Delta said:
You know, I find this particular notion to be curious, novel, and disagreeable. As an old-time gamer (I guess), I'm used to coming to a ruleset, reading it, seeing what tools can be put together for a character or gameplay experience. I'm used to filling in the character's abilities first, and letting that tell me what his location, history, name, personality should be after that. (For example, see any PHB steplist for creating a character.)
...So at any rate, the idea of an RPG character that is fundamentally unrelated and transcends the gaming system itself is not something I can philosophically agree with. Like a bunch of other stuff around 4E. For whatever that's worth.

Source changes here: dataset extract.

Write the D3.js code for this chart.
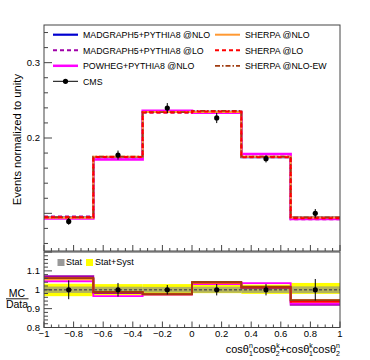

Well, it says a lot about your preferences for a game.
Warhammer Fantasy Roleplaying worked like that. You just started rolling and let the dice fall where they may, thus deciding what your character would be like. That's a totally viable way to create a character. And it does have a certain "old school" vibe to it. But it's not how most people want to play, and even in the "old days," most people didn't create characters that way.
Things like Point Buy, placing ability scores in order, and choosing class and race are all about letting the player
formulate a concept first, and then attempt to
execute that concept using the ruleset. That concept may start out as simple as "I think I want to create a heavy fighter," or as detailed as "my character is a human fighter who learned to fight serving with a mercenary company, and then struck out on his home after the baron betrayed his entire troupe, leaving him as the sole survivor bent on vengeance."
Obviously, that concept is a little cheesy, but it's just what came to me as I was typing. The point is that the rules do allow you to take a character concept and attempt to find the rules-based execution of that character. DMs do this all the time when making NPCs - they have to.
When converting an existing character to a different rules system, you need to back that concept out of the mechanical representation on your character sheet. Usually, if you've actually been roleplaying, that concept has crystallized
as you played. So, to "convert" the character to Fourth Edition, all you have to do is take that now-solid concept and execute it using the new ruleset.